Theranos founder Holmes back on the witness stand in fraud trial
BNN Bloomberg
Elizabeth Holmes was back on the witness stand Tuesday at her criminal fraud trial in San Jose, California, as a federal prosecutor resumed cross-examination of the Theranos Inc. founder following a one-week recess.
Elizabeth Holmes was back on the witness stand Tuesday at her criminal fraud trial in San Jose, California, as a federal prosecutor resumed cross-examination of the Theranos Inc. founder following a one-week recess.
Holmes, 37, spent four days answering questions from her defense lawyer, culminating on Nov. 29 in a tearful description of a decade of alleged abuse by her former boyfriend, Ramesh “Sunny” Balwani, who was her second-in-command at Theranos. Holmes also said she’d been raped while a student at Stanford.
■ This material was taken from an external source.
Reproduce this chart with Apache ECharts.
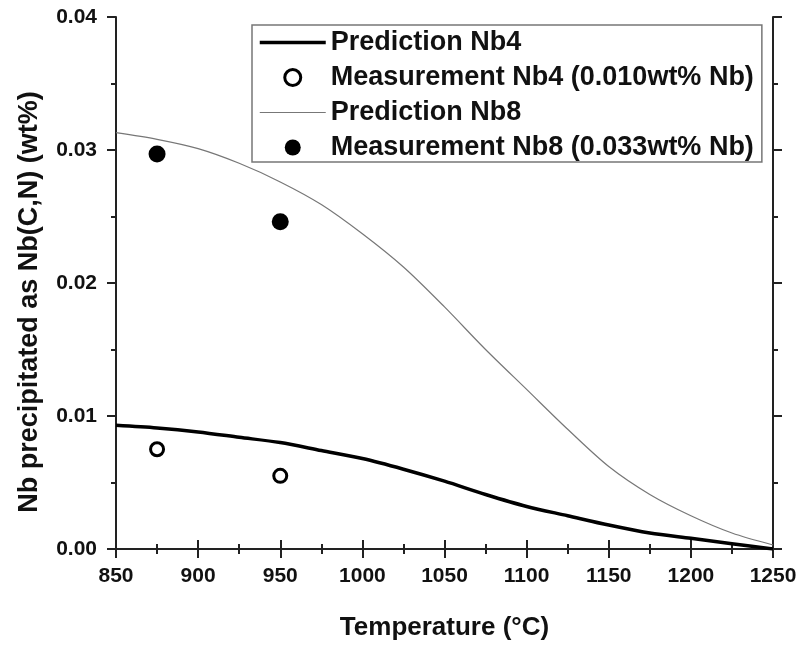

Prosecutors spent 10 weeks laying out the case against her, claiming the startup she founded was built on lie after lie. Theranos, which peaked at a valuation of US$9 billion, collapsed in 2018. Holmes is accused of deceiving investors, board members and companies about the capabilities of Theranos blood-testing devices. She faces as long as 20 years in prison if convicted.
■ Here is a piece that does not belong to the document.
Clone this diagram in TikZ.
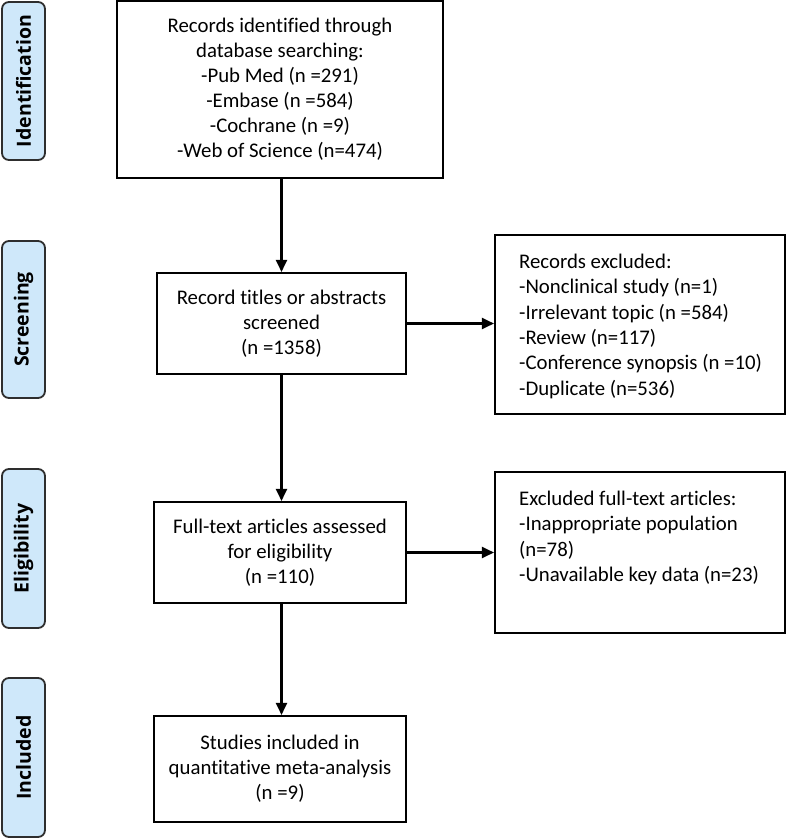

Holmes Revisits Fortune Profile (2 p.m. NY)
Holmes said she wishes she’d taken a different approach to the magazine cover story that made her famous in 2014 when confronted on the witness stand with multiple inaccuracies in the story about the capability of Theranos technology.
The startup founder was asked by prosecutor Bob Leach whether it was true when the article by Roger Parloff was published in Fortune that the startup was able to run 200 different blood tests -- and was ramping up to offer more than 1,000 tests -- all without the need for a syringe and without relying on analyzers by other companies.